Write-in ballots held the lead in the hotly contested three-person race late Tuesday, a potentially good sign for Murkowski's long-shot effort to keep her job.

"They said it couldn't be done," she told supporters Tuesday night. "We said if it can be done anywhere, it can be done in Alaska, and let's prove the rest of the country wrong. And we're doing that tonight."

No U.S. Senate candidate has won as a write-in since Strom Thurmond did it in 1954. But with nearly 99 percent of precincts reporting early Wednesday, write-ins had 41 percent of the vote.

Miller, who beat Murkowski for the GOP nomination in August by just 2,006 votes, received 34 percent. He sent supporters home early from his campaign's Tuesday evening party, then returned to his hotel with his family.

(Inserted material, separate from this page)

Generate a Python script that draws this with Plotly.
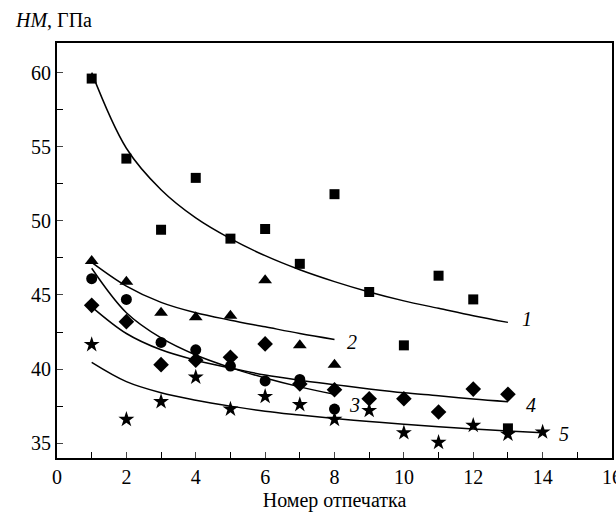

Democrat Scott McAdams had about 24 percent and all but conceded Tuesday evening.
That would be a potential repudiation of Sarah Palin in her own backyard, but other Tea Party luminaries did manage to win, including Rand Paul in Kentucky.

UPDATE:
Nate Silver has been blogging up a storm about the election results and his thoughtful comments about the potential outcomes and statistical analysis is a must-see. He figures that the most likely outcome of the election is that Republicans pick up between 64 and 66 seats in the House, which is a stunning win for Republicans. That the Democrats managed to hang on in the Senate is a lesser achievement given that the Democrats had a built in advantage given the nature of the seats that were at stake to begin with. Still, the Republicans cut that margin to near razor-thin majority. The Democrats will hold at least 52 seats, unless the Democrats lose both Washington and Colorado, which is unlikely. Connecticut continues to be a most curious race, with ballot issues in Bridgeport and slow reporting being major issues.